In a section from the text called "The Rewards of God," Jesus sounds like a learning theorist -- "Learning through rewards is more effective than learning through pain..." (T-4.VI.3:4) -- as he describes his method of helping us to choose him as our teacher instead of the ego. We cite a central paragraph:
How can you teach someone the value of something he has deliberately thrown away? He must have thrown it away because he did not value it. You can only show him how miserable he is without it, and slowly bring it nearer so he can learn how his misery lessens as he approaches it. This teaches him to associate his misery with its absence, and the opposite of misery with its presence. It gradually becomes desirable as he changes his mind about its worth. I am teaching you to associate misery with the ego and joy with the spirit. You have taught yourself the opposite. You are still free to choose, but can you really want the rewards of the ego in the presence of the rewards of God? (T-4.VI.5)

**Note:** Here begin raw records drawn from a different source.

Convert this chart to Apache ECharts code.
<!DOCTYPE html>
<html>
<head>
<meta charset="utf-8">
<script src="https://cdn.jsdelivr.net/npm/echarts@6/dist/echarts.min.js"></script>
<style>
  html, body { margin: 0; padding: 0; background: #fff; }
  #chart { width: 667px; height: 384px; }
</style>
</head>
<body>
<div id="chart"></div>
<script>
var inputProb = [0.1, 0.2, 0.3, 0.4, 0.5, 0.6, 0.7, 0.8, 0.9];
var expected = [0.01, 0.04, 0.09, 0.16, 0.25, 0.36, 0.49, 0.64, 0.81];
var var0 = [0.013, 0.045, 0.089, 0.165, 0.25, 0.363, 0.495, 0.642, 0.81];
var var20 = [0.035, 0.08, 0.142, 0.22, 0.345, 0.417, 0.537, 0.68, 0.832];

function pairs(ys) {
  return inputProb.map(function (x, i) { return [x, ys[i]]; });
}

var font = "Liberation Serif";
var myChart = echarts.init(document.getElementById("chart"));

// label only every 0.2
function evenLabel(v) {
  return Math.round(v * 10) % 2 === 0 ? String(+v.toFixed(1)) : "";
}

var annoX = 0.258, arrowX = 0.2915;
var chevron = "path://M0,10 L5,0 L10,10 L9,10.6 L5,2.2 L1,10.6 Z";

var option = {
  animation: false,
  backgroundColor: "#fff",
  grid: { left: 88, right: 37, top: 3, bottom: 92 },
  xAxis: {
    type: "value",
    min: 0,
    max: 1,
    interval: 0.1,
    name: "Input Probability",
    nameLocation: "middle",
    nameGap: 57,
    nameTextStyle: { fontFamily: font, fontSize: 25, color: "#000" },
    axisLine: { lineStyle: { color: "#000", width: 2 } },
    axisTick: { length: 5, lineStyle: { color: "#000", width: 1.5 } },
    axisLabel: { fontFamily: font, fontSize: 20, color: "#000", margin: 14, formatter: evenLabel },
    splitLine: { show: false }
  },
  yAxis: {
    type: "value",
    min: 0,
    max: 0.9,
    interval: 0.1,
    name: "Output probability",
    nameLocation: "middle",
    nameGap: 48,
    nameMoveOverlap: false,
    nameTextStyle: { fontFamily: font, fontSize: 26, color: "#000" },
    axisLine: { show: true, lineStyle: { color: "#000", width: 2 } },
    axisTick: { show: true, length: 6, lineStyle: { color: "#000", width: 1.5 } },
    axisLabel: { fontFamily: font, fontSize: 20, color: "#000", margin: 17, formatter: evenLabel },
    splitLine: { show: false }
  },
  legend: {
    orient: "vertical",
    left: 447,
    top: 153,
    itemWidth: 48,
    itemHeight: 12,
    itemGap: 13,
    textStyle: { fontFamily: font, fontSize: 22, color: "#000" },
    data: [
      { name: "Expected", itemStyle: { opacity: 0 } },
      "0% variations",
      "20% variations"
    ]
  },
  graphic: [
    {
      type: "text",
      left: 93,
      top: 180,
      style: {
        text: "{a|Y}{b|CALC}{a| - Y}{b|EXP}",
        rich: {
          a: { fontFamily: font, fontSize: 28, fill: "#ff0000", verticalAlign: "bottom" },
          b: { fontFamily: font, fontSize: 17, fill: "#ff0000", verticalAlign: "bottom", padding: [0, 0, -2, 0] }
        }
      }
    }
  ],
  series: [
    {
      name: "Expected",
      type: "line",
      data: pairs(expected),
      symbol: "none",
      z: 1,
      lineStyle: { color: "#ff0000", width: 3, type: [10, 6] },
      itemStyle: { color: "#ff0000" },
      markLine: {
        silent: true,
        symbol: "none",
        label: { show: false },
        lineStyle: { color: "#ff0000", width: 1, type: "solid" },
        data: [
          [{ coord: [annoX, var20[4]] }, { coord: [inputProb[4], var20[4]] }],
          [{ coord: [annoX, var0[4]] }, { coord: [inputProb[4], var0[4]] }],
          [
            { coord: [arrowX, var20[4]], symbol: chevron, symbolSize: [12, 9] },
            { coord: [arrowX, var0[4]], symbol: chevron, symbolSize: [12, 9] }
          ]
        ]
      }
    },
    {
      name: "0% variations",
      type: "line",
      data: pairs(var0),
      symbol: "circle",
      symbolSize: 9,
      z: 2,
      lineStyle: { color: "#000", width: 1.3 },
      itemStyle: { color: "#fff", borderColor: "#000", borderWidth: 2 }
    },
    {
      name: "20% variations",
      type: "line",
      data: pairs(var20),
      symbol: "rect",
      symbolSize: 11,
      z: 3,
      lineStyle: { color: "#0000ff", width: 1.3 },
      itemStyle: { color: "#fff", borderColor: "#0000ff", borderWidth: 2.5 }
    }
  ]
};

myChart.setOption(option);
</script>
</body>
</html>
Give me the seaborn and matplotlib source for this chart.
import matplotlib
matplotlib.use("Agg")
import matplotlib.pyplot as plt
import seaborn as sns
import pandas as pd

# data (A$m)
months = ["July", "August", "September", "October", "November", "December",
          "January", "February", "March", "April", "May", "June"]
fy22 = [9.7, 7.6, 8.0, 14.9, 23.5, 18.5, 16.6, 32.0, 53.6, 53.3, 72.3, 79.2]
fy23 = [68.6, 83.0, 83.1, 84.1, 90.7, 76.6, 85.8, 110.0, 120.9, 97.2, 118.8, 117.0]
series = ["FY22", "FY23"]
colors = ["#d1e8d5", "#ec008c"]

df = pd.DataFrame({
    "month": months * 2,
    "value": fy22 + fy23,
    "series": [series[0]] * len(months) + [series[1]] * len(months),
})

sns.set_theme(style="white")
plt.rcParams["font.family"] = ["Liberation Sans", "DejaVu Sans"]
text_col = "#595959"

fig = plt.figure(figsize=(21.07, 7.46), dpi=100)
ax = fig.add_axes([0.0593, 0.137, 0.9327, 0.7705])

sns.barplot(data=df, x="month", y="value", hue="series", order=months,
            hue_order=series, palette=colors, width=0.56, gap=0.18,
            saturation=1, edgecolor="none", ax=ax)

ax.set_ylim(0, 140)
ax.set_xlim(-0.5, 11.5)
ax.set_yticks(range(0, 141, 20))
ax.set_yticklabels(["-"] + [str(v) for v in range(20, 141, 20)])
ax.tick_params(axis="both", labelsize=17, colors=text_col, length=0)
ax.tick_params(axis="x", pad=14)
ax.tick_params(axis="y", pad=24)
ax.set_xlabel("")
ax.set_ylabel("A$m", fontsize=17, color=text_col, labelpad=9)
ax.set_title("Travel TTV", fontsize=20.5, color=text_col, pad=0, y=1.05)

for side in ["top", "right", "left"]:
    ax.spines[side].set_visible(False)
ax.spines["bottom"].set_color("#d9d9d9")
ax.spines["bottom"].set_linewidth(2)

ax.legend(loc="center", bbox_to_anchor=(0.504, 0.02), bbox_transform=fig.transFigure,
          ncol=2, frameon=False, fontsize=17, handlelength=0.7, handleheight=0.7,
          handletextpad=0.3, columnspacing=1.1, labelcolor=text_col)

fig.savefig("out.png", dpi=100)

As long as we cling to the ego's hand we cannot take Jesus'. Indeed, we cling to the ego just because we do not want to take his. Therefore, taking Jesus by the hand means that we have already decided to value his gift of joy and not the ego's gift of misery. He explains further in the text:
When you unite with me you are uniting without the ego, because I have renounced the ego in myself and therefore cannot unite with yours. Our union is therefore the way to renounce the ego in you. The truth in both of us is beyond the ego....

Would you know the Will of God for you? Ask it of me who know it for you and you will find it. I will deny you nothing, as God denies me nothing. Ours is simply the journey back to God Who is our home. Whenever fear intrudes anywhere along the road to peace, it is because the ego has attempted to join the journey with us and cannot do so. Sensing defeat and angered by it, the ego regards itself as rejected and becomes retaliative. You are invulnerable to its retaliation because I am with you. On this journey you have chosen me as your companion instead of the ego. Do not attempt to hold on to both, or you will try to go in different directions and will lose the way. (T-8.V.4:1-3; 5; italics mine except, for "instead" in 5:8, which is here put in bold).

I want to mention again that in this passage, as in most of A Course in Miracles for that matter, Jesus is anthropomorphizing the ego, making it sound as if the ego were a person, responding as any of us would. In truth, however, beyond these symbolic words is the expression of the fear of losing our individuality that would lead us to turn away from Jesus and through our attack --on others or on ourselves -- we succeed in protecting our specialness from the threat of Jesus and his peace. As he states in the manual for teachers:
God's peace can never come where anger is, for anger must deny that peace exists. Who sees anger as justified in any way or any circumstance proclaims that peace is meaningless, and must believe that it cannot exist. In this condition, peace cannot be found (M-20.3:3-5).